LET’S face it, nobody likes doing spring cleaning. Okay, there might be that one cheery person in your office who likes to brandish a feather duster and rubber gloves and get stuck in, but it’s a chore most of us would rather not face.
The General Data Protection Regulation (GDPR) which comes into effect at the end of May will require companies to spruce up their data processing practices, so it might be a good idea to review your own firm’s data handling.
When you consider that the Data Protection Act, which the GDPR has been designed to replace, came into law in 1998, it’s clear there is a need to bring things up-to-date. So much has changed in the last 20 years in the way an individual’s data is stored and used, not to mention to amount of data which can be held on one person.
In order to protect individuals’ rights to access the data which is held on them, the EU have drawn up these new regulations which have been designed to keep up with 21st century technology.
The GDPR will be brought into UK law in the form of the Data Protection Bill, which will ensure the new law remains enforceable even after the UK leaves the European Union.
The law comes into force in the UK and across the EU on May 25, so if you haven’t already taken steps to prepare your business for the change, it’s time to get your skates on.
In early March, the Federation of Small Businesses (FSB) told the Financial Times that it estimates that just one in 10 British business are fully prepared for the introduction of the GDPR.
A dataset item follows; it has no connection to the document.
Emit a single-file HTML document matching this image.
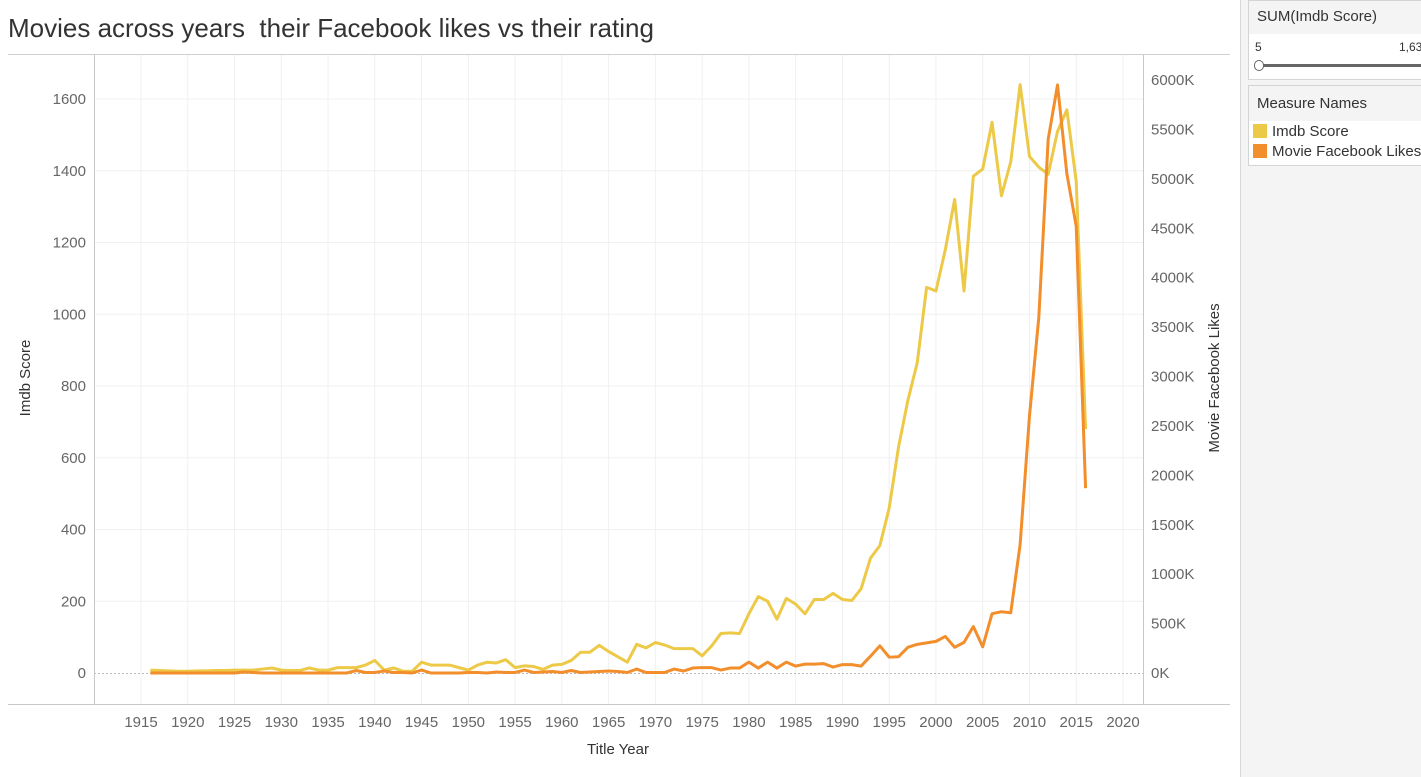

According to the FSB’s findings, around two-thirds of businesses had either not started preparations for the introduction of GDPR or had done only minimal work on it.
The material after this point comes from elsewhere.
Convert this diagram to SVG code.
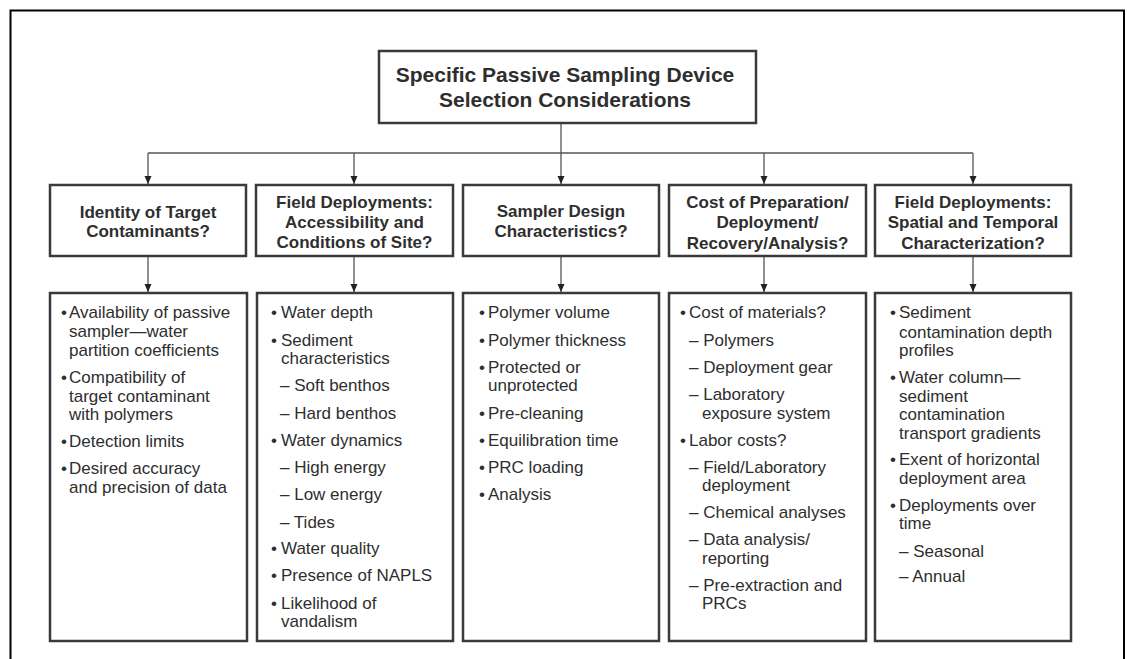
<svg xmlns="http://www.w3.org/2000/svg" width="1127" height="659" viewBox="0 0 1127 659">
<defs>
<style>
.box{fill:#fff;stroke:#3a3a3a;stroke-width:2.5}
.t{font-family:"Liberation Sans",Arial,sans-serif;font-size:17px;fill:#2e2e2e}
.h{font-family:"Liberation Sans",Arial,sans-serif;font-size:17px;font-weight:bold;fill:#2e2e2e;text-anchor:middle}
.ti{font-family:"Liberation Sans",Arial,sans-serif;font-size:21px;font-weight:bold;fill:#2e2e2e;text-anchor:middle}
.c{fill:none;stroke:#555;stroke-width:1.3}
</style>
<marker id="ah" viewBox="0 0 8 8" refX="8" refY="4" markerWidth="8" markerHeight="8" markerUnits="userSpaceOnUse" orient="auto">
<path d="M0,0.5 L8,4 L0,7.5 Z" fill="#222"/>
</marker>
</defs>
<rect width="1127" height="659" fill="#fff"/>
<path d="M10.5,670 V10.5 H1124 V670" fill="none" stroke="#000" stroke-width="2"/>

<g id="connectors">
<path class="c" d="M561,123 V153"/>
<path class="c" d="M148,153 H973"/>
<path class="c" d="M148,153 V184" marker-end="url(#ah)"/>
<path class="c" d="M354,153 V184" marker-end="url(#ah)"/>
<path class="c" d="M561,153 V184" marker-end="url(#ah)"/>
<path class="c" d="M764,153 V184" marker-end="url(#ah)"/>
<path class="c" d="M973,153 V184" marker-end="url(#ah)"/>
<path class="c" d="M148,256 V292" marker-end="url(#ah)"/>
<path class="c" d="M354,256 V292" marker-end="url(#ah)"/>
<path class="c" d="M561,256 V292" marker-end="url(#ah)"/>
<path class="c" d="M764,256 V292" marker-end="url(#ah)"/>
<path class="c" d="M973,256 V292" marker-end="url(#ah)"/>
</g>

<g id="title">
<rect class="box" x="379" y="51" width="377" height="72"/>
<text class="ti" x="565" y="82">Specific Passive Sampling Device</text>
<text class="ti" x="565" y="107">Selection Considerations</text>
</g>

<g id="h1">
<rect class="box" x="50" y="185" width="196" height="71"/>
<text class="h" x="148" y="218">Identity of Target</text>
<text class="h" x="148" y="237">Contaminants?</text>
</g>
<g id="h2">
<rect class="box" x="256" y="185" width="197" height="71"/>
<text class="h" x="354.5" y="208">Field Deployments:</text>
<text class="h" x="354.5" y="228">Accessibility and</text>
<text class="h" x="354.5" y="248">Conditions of Site?</text>
</g>
<g id="h3">
<rect class="box" x="463" y="185" width="196" height="71"/>
<text class="h" x="561" y="217">Sampler Design</text>
<text class="h" x="561" y="237">Characteristics?</text>
</g>
<g id="h4">
<rect class="box" x="669" y="185" width="197" height="71"/>
<text class="h" x="767.5" y="208">Cost of Preparation/</text>
<text class="h" x="767.5" y="228">Deployment/</text>
<text class="h" x="767.5" y="249">Recovery/Analysis?</text>
</g>
<g id="h5">
<rect class="box" x="875" y="185" width="196" height="71"/>
<text class="h" x="973" y="208">Field Deployments:</text>
<text class="h" x="973" y="228">Spatial and Temporal</text>
<text class="h" x="973" y="249">Characterization?</text>
</g>

<g id="c1">
<rect class="box" x="50" y="293" width="197" height="348"/>
<text class="t" x="61" y="318">•</text>
<text class="t" x="69" y="318">Availability of passive</text>
<text class="t" x="69" y="337">sampler—water</text>
<text class="t" x="69" y="356">partition coefficients</text>
<text class="t" x="61" y="383">•</text>
<text class="t" x="69" y="383">Compatibility of</text>
<text class="t" x="69" y="402">target contaminant</text>
<text class="t" x="69" y="420">with polymers</text>
<text class="t" x="61" y="447">•</text>
<text class="t" x="69" y="447">Detection limits</text>
<text class="t" x="61" y="474">•</text>
<text class="t" x="69" y="474">Desired accuracy</text>
<text class="t" x="69" y="493">and precision of data</text>
</g>

<g id="c2">
<rect class="box" x="257" y="293" width="196" height="348"/>
<text class="t" x="271" y="318">•</text>
<text class="t" x="281" y="318">Water depth</text>
<text class="t" x="271" y="346">•</text>
<text class="t" x="281" y="346">Sediment</text>
<text class="t" x="281" y="364">characteristics</text>
<text class="t" x="280" y="391">– Soft benthos</text>
<text class="t" x="280" y="419">– Hard benthos</text>
<text class="t" x="271" y="446">•</text>
<text class="t" x="281" y="446">Water dynamics</text>
<text class="t" x="280" y="473">– High energy</text>
<text class="t" x="280" y="500">– Low energy</text>
<text class="t" x="280" y="528">– Tides</text>
<text class="t" x="271" y="554">•</text>
<text class="t" x="281" y="554">Water quality</text>
<text class="t" x="271" y="581">•</text>
<text class="t" x="281" y="581">Presence of NAPLS</text>
<text class="t" x="271" y="609">•</text>
<text class="t" x="281" y="609">Likelihood of</text>
<text class="t" x="281" y="627">vandalism</text>
</g>

<g id="c3">
<rect class="box" x="463" y="293" width="196" height="348"/>
<text class="t" x="479" y="318">•</text>
<text class="t" x="488" y="318">Polymer volume</text>
<text class="t" x="479" y="346">•</text>
<text class="t" x="488" y="346">Polymer thickness</text>
<text class="t" x="479" y="373">•</text>
<text class="t" x="488" y="373">Protected or</text>
<text class="t" x="488" y="391">unprotected</text>
<text class="t" x="479" y="419">•</text>
<text class="t" x="488" y="419">Pre-cleaning</text>
<text class="t" x="479" y="446">•</text>
<text class="t" x="488" y="446">Equilibration time</text>
<text class="t" x="479" y="473">•</text>
<text class="t" x="488" y="473">PRC loading</text>
<text class="t" x="479" y="500">•</text>
<text class="t" x="488" y="500">Analysis</text>
</g>

<g id="c4">
<rect class="box" x="669" y="293" width="197" height="348"/>
<text class="t" x="680" y="318">•</text>
<text class="t" x="689" y="318">Cost of materials?</text>
<text class="t" x="689" y="346">– Polymers</text>
<text class="t" x="689" y="373">– Deployment gear</text>
<text class="t" x="689" y="400">– Laboratory</text>
<text class="t" x="702" y="419">exposure system</text>
<text class="t" x="680" y="446">•</text>
<text class="t" x="689" y="446">Labor costs?</text>
<text class="t" x="689" y="473">– Field/Laboratory</text>
<text class="t" x="702" y="491">deployment</text>
<text class="t" x="689" y="518">– Chemical analyses</text>
<text class="t" x="689" y="545">– Data analysis/</text>
<text class="t" x="702" y="564">reporting</text>
<text class="t" x="689" y="591">– Pre-extraction and</text>
<text class="t" x="702" y="609">PRCs</text>
</g>

<g id="c5">
<rect class="box" x="875" y="293" width="196" height="348"/>
<text class="t" x="890" y="318">•</text>
<text class="t" x="899" y="318">Sediment</text>
<text class="t" x="899" y="338">contamination depth</text>
<text class="t" x="899" y="356">profiles</text>
<text class="t" x="890" y="383">•</text>
<text class="t" x="899" y="383">Water column—</text>
<text class="t" x="899" y="402">sediment</text>
<text class="t" x="899" y="420">contamination</text>
<text class="t" x="899" y="439">transport gradients</text>
<text class="t" x="890" y="465">•</text>
<text class="t" x="899" y="465">Exent of horizontal</text>
<text class="t" x="899" y="484">deployment area</text>
<text class="t" x="890" y="511">•</text>
<text class="t" x="899" y="511">Deployments over</text>
<text class="t" x="899" y="529">time</text>
<text class="t" x="899" y="557">– Seasonal</text>
<text class="t" x="899" y="582">– Annual</text>
</g>
</svg>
The most worrying aspect of this is that fines for breaching the regulations are much greater than those for violating the old Data Protection Act.
Previously, the Information Commissioner’s Office (ICO) could only impose fines up to a maximum of £500,000. The new regulations allow for maximum fines of £17m or 4 per cent of a company’s worldwide turnover.
The FSB have appealed to the ICO for a settling in period to allow businesses to get used to the new law without risking crippling fines. This could involve an element of self-reporting by a company that feels it has breached the law without being subjected to sanctions.
However, it is not clear at this stage if the ICO is open to such a move and therefore it is imperative that all companies get their house in order by the end of May.
So what can you do?
Well, the first thing to do is conduct a spring clean of the information you hold on your customers or potential clients. A data audit is the best way to work out what information you hold and for what purpose.
While GDPR is a uniform set of regulations designed to make data processing more transparent and manageable, no two companies are the same and what might be applicable to one may not be to another.
When conducting a data audit you should also take the time to make sure everyone in your company understands the new regulations, not just those who directly handle data.
If you have not done so already, it may be a good idea to appoint a data protection officer so everyone in your firm knows there is a point person for all data enquiries.
When considering information, you should be able to provide explanation as to why you hold this data and if you are not sure, or simply no longer need the data, delete.
Companies must also have a clear procedure in place for dealing with requests from the public for access to the records you hold on them. They must also have plans in place for handling breaches of data security and ways to detect the threat of such breaches.
It is also essential to keep an eye on data involving children and are able to prove reasons for holding such information.
Advances is technology have made these regulations necessary and although many aspects of the old Data Protection Act remain, there are number of differences and areas which the UK has given specific focus to.
These include the processing of data relating to criminal convictions and offences. GDPR allows only bodies vested with official authorities to process personal information connected to criminal activity.
The regulations also allow for automated processing of personal data providing necessary precautions have been taken and a company can justify the practice.
The government has also set 13 as the minimum age at which a person can consent to their personal data being processed.
There will be certain exemptions to the regulations which include universities, research organisations and museums.
So, there’s no time like the present to dust down your existing data processing practices and make sure they fit the bill when the shiny new regulations come into force later in the spring.